What the task requires
Reproduce exactly the lines below, from the first one through the line containing "fig = go.Figure()", and omit any pictures.
——————
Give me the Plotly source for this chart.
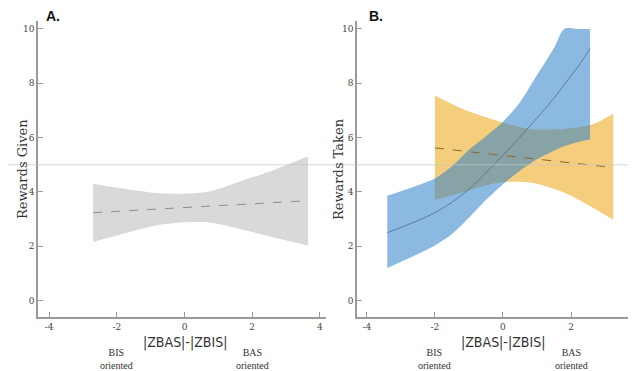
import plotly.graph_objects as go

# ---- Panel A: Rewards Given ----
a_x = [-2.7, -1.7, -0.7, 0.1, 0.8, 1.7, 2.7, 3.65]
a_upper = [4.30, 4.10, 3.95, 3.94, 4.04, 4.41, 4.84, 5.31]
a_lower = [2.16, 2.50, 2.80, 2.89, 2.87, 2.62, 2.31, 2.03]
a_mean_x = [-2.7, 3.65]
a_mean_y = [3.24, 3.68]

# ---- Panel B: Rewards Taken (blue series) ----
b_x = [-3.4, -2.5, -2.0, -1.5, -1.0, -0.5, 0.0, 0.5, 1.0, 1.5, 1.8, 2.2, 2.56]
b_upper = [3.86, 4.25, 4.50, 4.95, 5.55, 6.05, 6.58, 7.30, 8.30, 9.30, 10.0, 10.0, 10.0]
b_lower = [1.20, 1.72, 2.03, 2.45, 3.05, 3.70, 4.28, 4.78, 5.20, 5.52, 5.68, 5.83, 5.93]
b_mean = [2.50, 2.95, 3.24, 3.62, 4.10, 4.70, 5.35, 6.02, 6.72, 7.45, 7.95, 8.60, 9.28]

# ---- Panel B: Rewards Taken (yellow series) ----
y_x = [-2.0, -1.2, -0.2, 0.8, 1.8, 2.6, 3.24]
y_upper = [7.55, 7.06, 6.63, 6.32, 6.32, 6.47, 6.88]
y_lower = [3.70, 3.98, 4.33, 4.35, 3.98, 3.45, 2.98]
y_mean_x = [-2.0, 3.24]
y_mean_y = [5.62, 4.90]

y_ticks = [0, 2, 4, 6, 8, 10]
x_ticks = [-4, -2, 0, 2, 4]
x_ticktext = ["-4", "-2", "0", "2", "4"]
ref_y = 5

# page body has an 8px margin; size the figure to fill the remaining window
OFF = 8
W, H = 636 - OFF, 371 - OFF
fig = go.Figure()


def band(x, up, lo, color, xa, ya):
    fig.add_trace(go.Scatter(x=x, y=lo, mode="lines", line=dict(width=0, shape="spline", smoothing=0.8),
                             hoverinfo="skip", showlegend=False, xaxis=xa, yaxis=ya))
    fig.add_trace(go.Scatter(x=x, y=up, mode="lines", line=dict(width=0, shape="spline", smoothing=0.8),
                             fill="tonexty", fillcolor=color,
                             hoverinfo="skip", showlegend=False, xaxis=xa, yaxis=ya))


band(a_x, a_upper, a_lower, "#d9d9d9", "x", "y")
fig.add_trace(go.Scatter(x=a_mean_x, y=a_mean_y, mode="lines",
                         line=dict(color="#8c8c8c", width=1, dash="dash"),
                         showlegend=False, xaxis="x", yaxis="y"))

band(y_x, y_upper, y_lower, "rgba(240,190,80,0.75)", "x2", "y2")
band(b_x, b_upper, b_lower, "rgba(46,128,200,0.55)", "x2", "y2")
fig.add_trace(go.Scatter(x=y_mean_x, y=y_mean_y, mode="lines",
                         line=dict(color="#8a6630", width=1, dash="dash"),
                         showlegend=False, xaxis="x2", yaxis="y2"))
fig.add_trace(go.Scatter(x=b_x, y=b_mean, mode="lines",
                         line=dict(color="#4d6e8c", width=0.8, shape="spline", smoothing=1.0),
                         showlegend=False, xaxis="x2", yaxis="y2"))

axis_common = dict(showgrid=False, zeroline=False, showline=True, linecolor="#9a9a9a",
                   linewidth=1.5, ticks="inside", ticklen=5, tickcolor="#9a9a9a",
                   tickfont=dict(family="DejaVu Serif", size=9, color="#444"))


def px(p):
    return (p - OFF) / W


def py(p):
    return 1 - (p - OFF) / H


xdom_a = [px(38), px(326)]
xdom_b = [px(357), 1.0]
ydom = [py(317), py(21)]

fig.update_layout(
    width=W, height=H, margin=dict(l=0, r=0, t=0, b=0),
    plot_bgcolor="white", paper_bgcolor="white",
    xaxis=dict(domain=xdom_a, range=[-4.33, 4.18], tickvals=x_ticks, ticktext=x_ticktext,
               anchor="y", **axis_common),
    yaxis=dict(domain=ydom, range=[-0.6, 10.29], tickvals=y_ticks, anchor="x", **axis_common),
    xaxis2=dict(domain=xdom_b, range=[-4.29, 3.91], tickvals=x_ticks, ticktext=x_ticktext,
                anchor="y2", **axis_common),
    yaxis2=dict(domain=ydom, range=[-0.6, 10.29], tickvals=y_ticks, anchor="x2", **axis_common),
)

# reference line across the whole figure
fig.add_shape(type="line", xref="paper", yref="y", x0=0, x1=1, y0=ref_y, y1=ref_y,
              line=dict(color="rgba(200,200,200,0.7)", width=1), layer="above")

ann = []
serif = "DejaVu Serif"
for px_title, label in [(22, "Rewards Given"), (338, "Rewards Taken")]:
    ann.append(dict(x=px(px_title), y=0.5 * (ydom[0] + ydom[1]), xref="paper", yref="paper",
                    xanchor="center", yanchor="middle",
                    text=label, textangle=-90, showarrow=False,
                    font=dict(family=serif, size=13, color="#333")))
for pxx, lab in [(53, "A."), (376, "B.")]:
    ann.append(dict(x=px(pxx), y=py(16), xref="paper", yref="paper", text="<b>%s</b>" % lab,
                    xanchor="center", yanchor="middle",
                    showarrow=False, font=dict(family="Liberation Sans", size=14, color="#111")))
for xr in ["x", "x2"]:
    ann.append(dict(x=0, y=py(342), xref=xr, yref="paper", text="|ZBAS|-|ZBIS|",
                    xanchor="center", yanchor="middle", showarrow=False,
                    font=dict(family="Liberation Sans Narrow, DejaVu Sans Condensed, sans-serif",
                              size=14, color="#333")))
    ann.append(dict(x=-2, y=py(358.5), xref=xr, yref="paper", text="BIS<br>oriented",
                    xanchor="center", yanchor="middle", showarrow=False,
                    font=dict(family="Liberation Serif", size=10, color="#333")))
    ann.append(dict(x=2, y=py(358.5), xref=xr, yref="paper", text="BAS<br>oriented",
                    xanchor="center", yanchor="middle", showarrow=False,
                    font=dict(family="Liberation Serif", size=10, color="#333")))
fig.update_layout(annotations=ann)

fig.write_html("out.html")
——————
Solved problem
Give me the Plotly source for this chart.
import plotly.graph_objects as go

# ---- Panel A: Rewards Given ----
a_x = [-2.7, -1.7, -0.7, 0.1, 0.8, 1.7, 2.7, 3.65]
a_upper = [4.30, 4.10, 3.95, 3.94, 4.04, 4.41, 4.84, 5.31]
a_lower = [2.16, 2.50, 2.80, 2.89, 2.87, 2.62, 2.31, 2.03]
a_mean_x = [-2.7, 3.65]
a_mean_y = [3.24, 3.68]

# ---- Panel B: Rewards Taken (blue series) ----
b_x = [-3.4, -2.5, -2.0, -1.5, -1.0, -0.5, 0.0, 0.5, 1.0, 1.5, 1.8, 2.2, 2.56]
b_upper = [3.86, 4.25, 4.50, 4.95, 5.55, 6.05, 6.58, 7.30, 8.30, 9.30, 10.0, 10.0, 10.0]
b_lower = [1.20, 1.72, 2.03, 2.45, 3.05, 3.70, 4.28, 4.78, 5.20, 5.52, 5.68, 5.83, 5.93]
b_mean = [2.50, 2.95, 3.24, 3.62, 4.10, 4.70, 5.35, 6.02, 6.72, 7.45, 7.95, 8.60, 9.28]

# ---- Panel B: Rewards Taken (yellow series) ----
y_x = [-2.0, -1.2, -0.2, 0.8, 1.8, 2.6, 3.24]
y_upper = [7.55, 7.06, 6.63, 6.32, 6.32, 6.47, 6.88]
y_lower = [3.70, 3.98, 4.33, 4.35, 3.98, 3.45, 2.98]
y_mean_x = [-2.0, 3.24]
y_mean_y = [5.62, 4.90]

y_ticks = [0, 2, 4, 6, 8, 10]
x_ticks = [-4, -2, 0, 2, 4]
x_ticktext = ["-4", "-2", "0", "2", "4"]
ref_y = 5

# page body has an 8px margin; size the figure to fill the remaining window
OFF = 8
W, H = 636 - OFF, 371 - OFF
fig = go.Figure()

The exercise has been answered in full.